Wikileaks: Cluster bomb plot to ‘mislead parliament’
As the Wikileaks revelations continue to shake the world of diplomacy, secret cables suggest that British officials made a deal with the US to allow the country to keep cluster bombs in the UK despite the ban on the munitions which Gordon Brown signed.
According to documents published by the Guardian, the “temporary agreement” to allow the US to maintain the munitions in bases on British soil was devised by Whitehall officials, but the government was warned off telling parliament of the plans.
David Miliband, then foreign secretary, reportedly gave the plan, “accepted at highest levels of the government”, the go ahead, despite the fact that foreign office ministers Chris Bryant and Glenys Kinnock told MPs cluster bombs would be removed from British territory.
Nicholas Pickard, the Foreign Office’s security policy unit head, was quoted in a cable as saying: “It would be better for the US government and HMG not to reach final agreement on this temporary agreement understanding until after the ratification process is completed in parliament, so that they can tell parliamentarians that they have requested the US government to remove its cluster munitions by 2013, without complicating/muddying the debate by having to indicate that this request is open to exceptions.”
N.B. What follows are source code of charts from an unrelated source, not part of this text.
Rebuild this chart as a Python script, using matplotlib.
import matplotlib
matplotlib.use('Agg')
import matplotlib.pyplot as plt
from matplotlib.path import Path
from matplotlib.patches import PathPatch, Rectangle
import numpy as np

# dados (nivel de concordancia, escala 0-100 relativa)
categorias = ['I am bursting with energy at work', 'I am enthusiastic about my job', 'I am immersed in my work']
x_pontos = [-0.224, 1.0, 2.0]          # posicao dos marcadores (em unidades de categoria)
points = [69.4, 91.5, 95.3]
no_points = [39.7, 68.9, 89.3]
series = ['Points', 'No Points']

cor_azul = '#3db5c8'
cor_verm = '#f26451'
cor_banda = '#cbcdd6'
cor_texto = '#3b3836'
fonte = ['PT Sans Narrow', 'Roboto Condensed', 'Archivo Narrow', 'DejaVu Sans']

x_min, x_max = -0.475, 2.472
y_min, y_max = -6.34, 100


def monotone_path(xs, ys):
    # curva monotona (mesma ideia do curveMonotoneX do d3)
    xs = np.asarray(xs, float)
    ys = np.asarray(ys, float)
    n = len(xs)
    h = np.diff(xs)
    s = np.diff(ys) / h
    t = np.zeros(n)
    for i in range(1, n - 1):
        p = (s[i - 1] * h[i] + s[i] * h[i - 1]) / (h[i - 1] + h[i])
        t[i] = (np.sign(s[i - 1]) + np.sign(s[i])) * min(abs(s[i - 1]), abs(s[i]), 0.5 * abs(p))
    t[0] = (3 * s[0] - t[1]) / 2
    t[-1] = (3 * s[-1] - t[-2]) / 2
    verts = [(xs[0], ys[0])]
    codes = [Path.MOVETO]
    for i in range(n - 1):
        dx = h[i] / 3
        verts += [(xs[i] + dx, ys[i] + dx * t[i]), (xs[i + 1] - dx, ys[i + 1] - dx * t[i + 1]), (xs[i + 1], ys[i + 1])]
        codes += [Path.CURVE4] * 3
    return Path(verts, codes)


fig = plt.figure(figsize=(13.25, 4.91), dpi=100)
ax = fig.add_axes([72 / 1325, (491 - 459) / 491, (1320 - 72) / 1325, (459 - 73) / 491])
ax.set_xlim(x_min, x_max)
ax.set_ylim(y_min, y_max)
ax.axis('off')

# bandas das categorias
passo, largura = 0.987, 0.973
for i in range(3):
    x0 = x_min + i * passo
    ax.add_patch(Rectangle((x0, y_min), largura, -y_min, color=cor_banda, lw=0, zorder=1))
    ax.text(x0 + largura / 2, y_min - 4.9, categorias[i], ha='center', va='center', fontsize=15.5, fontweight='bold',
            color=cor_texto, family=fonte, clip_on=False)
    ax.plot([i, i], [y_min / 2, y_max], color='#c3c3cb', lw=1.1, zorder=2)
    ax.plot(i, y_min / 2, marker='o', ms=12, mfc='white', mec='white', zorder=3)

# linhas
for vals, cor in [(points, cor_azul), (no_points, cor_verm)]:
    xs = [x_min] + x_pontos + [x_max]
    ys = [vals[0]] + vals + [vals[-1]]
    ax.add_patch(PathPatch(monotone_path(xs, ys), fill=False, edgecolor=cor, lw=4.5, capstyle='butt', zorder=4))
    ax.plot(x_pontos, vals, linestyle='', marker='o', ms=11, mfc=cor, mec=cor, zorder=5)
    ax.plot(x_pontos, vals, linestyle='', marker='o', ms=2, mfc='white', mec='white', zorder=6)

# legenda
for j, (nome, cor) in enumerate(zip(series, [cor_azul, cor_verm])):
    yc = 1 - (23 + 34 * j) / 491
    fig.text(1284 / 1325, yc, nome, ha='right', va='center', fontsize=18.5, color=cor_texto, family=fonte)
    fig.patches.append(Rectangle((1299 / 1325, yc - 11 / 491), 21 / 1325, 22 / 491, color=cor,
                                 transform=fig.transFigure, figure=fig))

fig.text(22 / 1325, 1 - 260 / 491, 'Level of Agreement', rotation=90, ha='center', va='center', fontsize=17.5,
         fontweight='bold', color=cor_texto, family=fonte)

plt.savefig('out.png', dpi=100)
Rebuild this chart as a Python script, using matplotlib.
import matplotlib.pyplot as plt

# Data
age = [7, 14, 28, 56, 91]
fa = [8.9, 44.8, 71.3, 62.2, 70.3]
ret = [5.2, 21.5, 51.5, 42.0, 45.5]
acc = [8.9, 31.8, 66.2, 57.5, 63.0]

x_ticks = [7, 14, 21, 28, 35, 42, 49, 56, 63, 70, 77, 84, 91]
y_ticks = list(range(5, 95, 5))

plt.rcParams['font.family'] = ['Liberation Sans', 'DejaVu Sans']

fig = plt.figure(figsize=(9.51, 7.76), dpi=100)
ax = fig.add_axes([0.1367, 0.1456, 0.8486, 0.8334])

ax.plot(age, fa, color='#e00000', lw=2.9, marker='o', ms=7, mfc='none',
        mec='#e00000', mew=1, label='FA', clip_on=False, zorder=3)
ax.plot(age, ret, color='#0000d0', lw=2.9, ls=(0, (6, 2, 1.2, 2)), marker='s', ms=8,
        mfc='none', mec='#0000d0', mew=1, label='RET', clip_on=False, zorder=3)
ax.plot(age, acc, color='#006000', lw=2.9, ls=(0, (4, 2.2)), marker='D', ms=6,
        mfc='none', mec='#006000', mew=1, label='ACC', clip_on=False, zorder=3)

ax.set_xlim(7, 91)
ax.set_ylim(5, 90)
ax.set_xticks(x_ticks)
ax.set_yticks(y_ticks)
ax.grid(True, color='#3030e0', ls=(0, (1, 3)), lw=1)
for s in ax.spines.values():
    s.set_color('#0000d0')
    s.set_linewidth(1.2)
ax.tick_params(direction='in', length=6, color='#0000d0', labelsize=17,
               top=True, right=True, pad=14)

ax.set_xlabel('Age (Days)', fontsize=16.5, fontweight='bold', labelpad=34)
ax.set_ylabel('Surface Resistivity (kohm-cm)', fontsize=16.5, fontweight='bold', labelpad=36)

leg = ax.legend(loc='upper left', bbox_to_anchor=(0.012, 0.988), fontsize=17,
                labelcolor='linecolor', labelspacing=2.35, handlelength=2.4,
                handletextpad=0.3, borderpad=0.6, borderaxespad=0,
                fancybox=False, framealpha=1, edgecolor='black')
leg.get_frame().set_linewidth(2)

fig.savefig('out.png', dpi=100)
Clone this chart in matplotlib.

Junior ministers are not suggested to have been aware of the plan to allow the US to continue to stockpile cluster bombs in British territories such as Diego Garcia in the Indian Ocean.
The foreign office categorically denied misleading parliament and condemned the release of the diplomatic cables.
Gordon Brown defied military and US pressure to back the treaty in 2008, which forbids the use and, crucially, the stockpiling of the weapons. The US consistently opposed the treaty, arguing the munitions have valid military uses.
Cluster bombs can often lie unexploded for decades, but are often still capable of causing deaths.